*What you should do*
Exactly the lines from the one with "Reproduce this diagram with TikZ." through the one with "(g1) at (306,330)" should be returned, both ends included and nothing else. Omit any pictures.

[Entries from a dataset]

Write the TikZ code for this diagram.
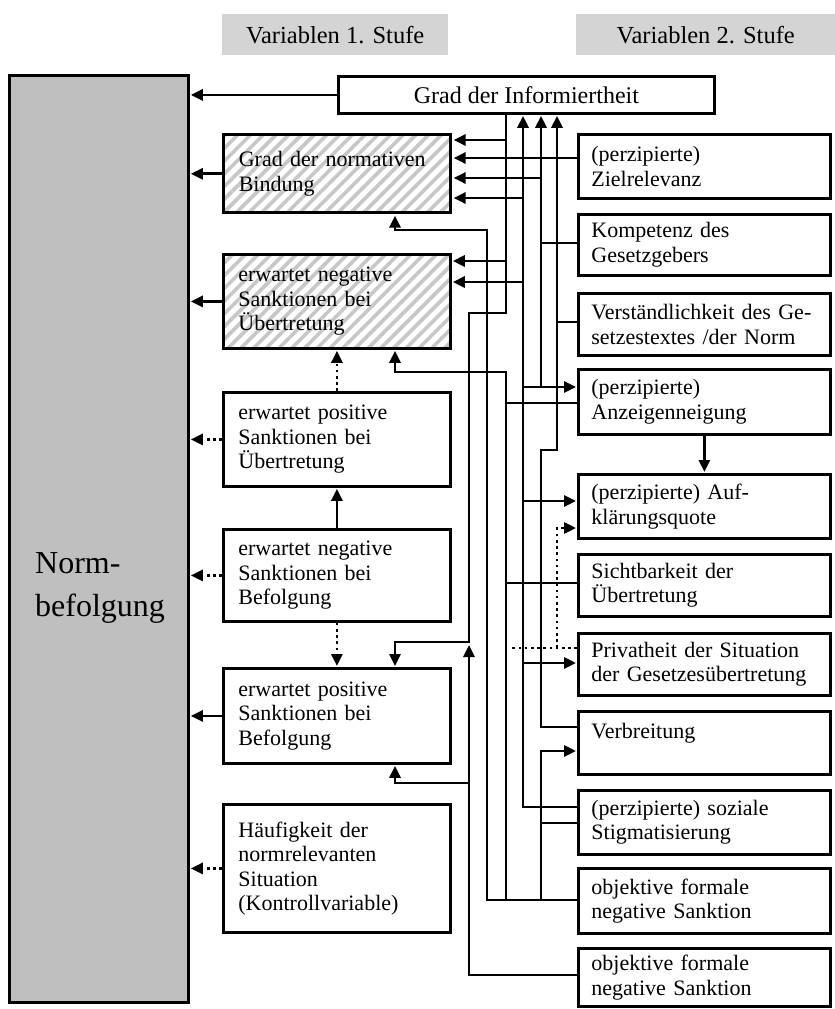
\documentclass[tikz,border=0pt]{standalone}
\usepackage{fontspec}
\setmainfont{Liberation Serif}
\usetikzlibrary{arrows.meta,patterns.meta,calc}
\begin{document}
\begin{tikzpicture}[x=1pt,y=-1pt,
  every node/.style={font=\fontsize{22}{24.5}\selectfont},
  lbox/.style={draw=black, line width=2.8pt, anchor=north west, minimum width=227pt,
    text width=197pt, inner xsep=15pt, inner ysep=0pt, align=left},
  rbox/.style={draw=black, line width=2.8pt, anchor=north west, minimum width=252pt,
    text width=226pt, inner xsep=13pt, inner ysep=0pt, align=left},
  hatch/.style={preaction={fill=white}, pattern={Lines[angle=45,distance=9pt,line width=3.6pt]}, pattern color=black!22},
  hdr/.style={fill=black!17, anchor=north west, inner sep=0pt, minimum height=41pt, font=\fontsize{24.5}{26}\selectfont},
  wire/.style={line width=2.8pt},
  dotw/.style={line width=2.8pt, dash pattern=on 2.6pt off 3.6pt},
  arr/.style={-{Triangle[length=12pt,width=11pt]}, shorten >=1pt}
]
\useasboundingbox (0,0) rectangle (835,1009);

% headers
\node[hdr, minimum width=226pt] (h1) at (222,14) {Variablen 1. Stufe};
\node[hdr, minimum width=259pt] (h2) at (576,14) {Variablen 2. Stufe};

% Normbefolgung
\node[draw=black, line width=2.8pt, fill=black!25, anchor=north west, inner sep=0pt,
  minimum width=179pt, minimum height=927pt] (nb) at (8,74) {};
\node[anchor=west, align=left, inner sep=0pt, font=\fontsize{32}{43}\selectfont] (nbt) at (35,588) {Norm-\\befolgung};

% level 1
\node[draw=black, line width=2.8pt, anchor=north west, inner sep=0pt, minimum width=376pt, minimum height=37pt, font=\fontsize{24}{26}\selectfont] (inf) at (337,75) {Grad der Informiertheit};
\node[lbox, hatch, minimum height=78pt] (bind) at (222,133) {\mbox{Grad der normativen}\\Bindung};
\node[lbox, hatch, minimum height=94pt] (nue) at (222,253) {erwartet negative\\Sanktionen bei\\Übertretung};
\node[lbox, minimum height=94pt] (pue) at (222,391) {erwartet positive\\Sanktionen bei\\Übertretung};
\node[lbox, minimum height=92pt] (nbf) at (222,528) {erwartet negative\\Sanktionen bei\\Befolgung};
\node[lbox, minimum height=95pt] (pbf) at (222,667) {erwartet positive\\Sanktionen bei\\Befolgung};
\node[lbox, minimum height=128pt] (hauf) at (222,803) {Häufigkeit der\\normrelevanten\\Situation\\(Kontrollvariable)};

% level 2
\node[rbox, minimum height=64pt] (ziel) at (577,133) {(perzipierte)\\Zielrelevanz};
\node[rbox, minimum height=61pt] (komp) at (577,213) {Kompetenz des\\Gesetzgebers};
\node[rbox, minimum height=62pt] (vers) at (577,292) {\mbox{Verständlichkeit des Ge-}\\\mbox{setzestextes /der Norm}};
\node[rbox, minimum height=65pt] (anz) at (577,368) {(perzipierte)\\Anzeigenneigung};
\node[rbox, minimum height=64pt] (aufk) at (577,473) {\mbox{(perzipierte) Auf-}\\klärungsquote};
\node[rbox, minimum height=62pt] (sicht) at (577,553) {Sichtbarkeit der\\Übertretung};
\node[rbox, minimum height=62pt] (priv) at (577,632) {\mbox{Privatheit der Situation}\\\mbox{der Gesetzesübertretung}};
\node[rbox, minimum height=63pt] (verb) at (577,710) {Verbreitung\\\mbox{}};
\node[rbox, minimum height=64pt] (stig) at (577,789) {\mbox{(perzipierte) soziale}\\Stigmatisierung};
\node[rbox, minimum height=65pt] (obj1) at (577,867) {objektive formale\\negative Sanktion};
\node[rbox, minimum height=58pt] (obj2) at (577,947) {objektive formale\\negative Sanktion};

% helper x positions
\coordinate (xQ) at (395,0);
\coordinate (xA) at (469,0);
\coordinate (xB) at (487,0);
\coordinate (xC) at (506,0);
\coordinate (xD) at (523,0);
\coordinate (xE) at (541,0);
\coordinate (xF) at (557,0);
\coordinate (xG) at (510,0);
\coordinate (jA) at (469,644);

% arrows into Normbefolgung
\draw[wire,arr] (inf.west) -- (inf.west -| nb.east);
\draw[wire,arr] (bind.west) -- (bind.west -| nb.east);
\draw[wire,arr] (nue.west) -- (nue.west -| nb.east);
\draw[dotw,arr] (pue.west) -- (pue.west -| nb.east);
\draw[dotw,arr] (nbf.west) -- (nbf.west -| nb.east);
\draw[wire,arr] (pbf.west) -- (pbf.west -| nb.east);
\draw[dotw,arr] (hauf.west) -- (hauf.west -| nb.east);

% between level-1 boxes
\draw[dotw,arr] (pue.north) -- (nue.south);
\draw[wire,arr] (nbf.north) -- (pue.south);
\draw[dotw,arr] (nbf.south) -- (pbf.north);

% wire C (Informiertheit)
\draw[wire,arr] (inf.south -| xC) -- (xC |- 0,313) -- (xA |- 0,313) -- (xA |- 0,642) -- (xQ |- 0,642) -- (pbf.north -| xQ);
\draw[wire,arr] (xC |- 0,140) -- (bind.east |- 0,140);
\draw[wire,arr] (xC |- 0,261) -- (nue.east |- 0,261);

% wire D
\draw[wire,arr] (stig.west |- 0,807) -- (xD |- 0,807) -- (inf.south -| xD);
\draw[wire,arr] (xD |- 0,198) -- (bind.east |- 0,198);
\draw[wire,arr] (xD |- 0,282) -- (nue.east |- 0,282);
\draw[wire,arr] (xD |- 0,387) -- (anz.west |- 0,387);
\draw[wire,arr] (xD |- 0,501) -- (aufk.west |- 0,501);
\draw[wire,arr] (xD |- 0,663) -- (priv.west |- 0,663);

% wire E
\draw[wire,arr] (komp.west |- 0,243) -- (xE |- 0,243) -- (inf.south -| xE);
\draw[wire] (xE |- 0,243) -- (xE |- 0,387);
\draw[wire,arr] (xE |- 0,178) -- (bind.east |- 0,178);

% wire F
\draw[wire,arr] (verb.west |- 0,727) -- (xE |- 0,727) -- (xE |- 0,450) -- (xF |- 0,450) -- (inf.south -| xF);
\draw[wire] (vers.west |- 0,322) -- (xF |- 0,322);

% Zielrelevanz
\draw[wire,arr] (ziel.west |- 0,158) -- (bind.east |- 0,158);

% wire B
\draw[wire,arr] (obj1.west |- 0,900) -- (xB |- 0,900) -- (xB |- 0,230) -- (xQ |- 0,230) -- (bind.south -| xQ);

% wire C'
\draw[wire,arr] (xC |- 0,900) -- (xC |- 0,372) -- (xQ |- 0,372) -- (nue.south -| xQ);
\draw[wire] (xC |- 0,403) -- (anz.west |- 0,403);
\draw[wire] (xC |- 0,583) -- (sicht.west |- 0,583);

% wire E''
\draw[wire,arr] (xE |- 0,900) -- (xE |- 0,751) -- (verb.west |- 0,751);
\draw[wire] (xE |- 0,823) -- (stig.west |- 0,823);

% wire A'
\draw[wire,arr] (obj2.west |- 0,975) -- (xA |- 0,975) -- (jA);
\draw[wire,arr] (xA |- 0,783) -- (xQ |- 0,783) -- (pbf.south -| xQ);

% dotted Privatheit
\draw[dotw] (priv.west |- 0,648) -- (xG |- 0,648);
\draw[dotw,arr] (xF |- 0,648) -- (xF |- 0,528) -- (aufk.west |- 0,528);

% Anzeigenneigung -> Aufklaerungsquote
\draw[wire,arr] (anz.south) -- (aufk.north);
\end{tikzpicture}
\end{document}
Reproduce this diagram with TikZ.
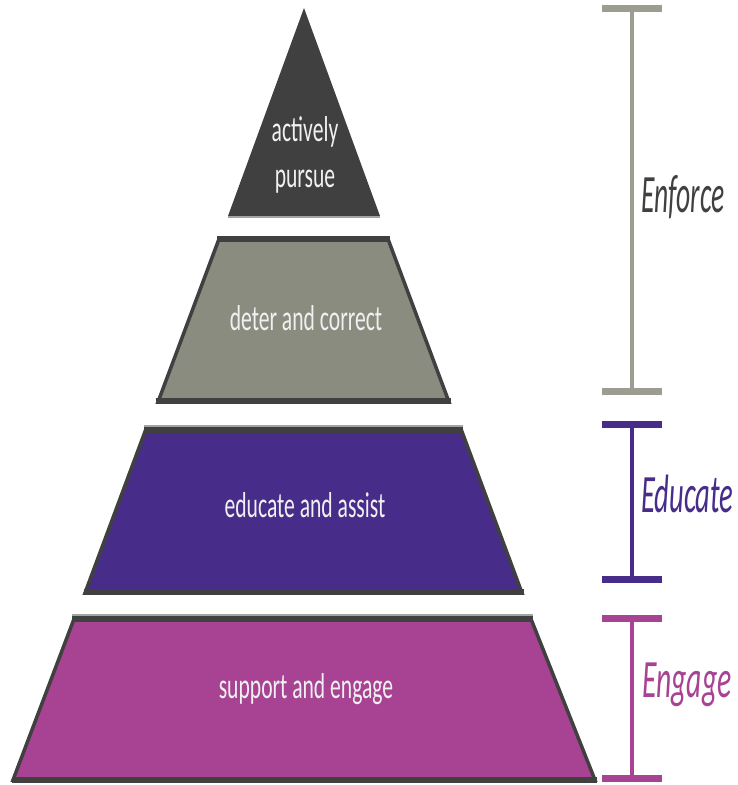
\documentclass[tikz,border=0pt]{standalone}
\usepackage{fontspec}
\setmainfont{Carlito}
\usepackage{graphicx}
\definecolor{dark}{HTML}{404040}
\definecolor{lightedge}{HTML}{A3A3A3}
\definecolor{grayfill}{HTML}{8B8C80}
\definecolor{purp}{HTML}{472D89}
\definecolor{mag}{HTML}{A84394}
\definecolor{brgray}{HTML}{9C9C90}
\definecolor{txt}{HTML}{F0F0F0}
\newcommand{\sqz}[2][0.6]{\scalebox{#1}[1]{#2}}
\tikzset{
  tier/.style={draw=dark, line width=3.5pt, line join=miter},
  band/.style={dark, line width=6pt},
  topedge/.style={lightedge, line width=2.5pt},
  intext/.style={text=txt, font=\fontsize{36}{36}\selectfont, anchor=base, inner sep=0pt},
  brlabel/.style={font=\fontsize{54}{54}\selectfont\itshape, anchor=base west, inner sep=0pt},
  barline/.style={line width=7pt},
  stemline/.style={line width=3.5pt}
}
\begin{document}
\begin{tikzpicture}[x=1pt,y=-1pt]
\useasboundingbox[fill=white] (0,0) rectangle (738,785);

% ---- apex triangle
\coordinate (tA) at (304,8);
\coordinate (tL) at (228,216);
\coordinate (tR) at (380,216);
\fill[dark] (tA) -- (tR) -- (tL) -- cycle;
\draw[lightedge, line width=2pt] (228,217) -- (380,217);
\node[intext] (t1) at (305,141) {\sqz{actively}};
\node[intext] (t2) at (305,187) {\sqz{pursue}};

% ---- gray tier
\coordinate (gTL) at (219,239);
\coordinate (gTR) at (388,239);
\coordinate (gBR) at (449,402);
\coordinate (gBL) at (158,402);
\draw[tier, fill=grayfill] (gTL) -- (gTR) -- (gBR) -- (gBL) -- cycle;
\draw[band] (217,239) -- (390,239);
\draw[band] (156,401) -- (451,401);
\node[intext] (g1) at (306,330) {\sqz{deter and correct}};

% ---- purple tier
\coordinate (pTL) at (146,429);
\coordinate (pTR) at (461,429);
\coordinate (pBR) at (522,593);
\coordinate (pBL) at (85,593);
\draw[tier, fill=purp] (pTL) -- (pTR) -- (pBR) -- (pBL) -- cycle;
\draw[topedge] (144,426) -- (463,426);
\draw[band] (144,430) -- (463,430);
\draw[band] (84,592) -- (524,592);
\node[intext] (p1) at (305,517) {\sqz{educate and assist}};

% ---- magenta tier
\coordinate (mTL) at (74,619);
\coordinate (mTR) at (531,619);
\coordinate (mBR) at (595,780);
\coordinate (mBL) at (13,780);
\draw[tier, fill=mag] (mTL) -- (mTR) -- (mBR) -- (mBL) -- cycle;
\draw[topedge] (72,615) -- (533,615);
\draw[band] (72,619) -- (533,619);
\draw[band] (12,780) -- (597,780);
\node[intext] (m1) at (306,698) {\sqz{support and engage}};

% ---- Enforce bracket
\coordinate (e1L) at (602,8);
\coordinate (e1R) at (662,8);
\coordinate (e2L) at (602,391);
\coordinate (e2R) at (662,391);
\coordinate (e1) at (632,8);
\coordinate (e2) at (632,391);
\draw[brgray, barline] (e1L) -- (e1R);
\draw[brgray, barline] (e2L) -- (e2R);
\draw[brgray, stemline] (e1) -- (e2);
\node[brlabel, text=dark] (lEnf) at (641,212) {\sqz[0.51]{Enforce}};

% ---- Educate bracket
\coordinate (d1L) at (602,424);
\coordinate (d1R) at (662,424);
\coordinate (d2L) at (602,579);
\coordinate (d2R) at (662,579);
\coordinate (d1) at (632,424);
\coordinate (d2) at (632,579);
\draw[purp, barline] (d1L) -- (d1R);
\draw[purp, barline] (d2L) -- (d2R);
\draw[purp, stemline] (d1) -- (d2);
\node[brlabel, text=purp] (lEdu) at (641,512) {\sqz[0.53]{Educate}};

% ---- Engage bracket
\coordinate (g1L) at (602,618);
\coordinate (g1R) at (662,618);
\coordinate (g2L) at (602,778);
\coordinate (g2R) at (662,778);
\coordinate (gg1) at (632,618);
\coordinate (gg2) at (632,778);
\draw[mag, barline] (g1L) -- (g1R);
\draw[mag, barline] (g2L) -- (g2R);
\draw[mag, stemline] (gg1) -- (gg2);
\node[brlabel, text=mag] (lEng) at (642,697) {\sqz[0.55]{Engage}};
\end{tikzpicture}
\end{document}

*Correct result*
Reproduce this diagram with TikZ.
\documentclass[tikz,border=0pt]{standalone}
\usepackage{fontspec}
\setmainfont{Carlito}
\usepackage{graphicx}
\definecolor{dark}{HTML}{404040}
\definecolor{lightedge}{HTML}{A3A3A3}
\definecolor{grayfill}{HTML}{8B8C80}
\definecolor{purp}{HTML}{472D89}
\definecolor{mag}{HTML}{A84394}
\definecolor{brgray}{HTML}{9C9C90}
\definecolor{txt}{HTML}{F0F0F0}
\newcommand{\sqz}[2][0.6]{\scalebox{#1}[1]{#2}}
\tikzset{
  tier/.style={draw=dark, line width=3.5pt, line join=miter},
  band/.style={dark, line width=6pt},
  topedge/.style={lightedge, line width=2.5pt},
  intext/.style={text=txt, font=\fontsize{36}{36}\selectfont, anchor=base, inner sep=0pt},
  brlabel/.style={font=\fontsize{54}{54}\selectfont\itshape, anchor=base west, inner sep=0pt},
  barline/.style={line width=7pt},
  stemline/.style={line width=3.5pt}
}
\begin{document}
\begin{tikzpicture}[x=1pt,y=-1pt]
\useasboundingbox[fill=white] (0,0) rectangle (738,785);

% ---- apex triangle
\coordinate (tA) at (304,8);
\coordinate (tL) at (228,216);
\coordinate (tR) at (380,216);
\fill[dark] (tA) -- (tR) -- (tL) -- cycle;
\draw[lightedge, line width=2pt] (228,217) -- (380,217);
\node[intext] (t1) at (305,141) {\sqz{actively}};
\node[intext] (t2) at (305,187) {\sqz{pursue}};

% ---- gray tier
\coordinate (gTL) at (219,239);
\coordinate (gTR) at (388,239);
\coordinate (gBR) at (449,402);
\coordinate (gBL) at (158,402);
\draw[tier, fill=grayfill] (gTL) -- (gTR) -- (gBR) -- (gBL) -- cycle;
\draw[band] (217,239) -- (390,239);
\draw[band] (156,401) -- (451,401);
\node[intext] (g1) at (306,330) {\sqz{deter and correct}};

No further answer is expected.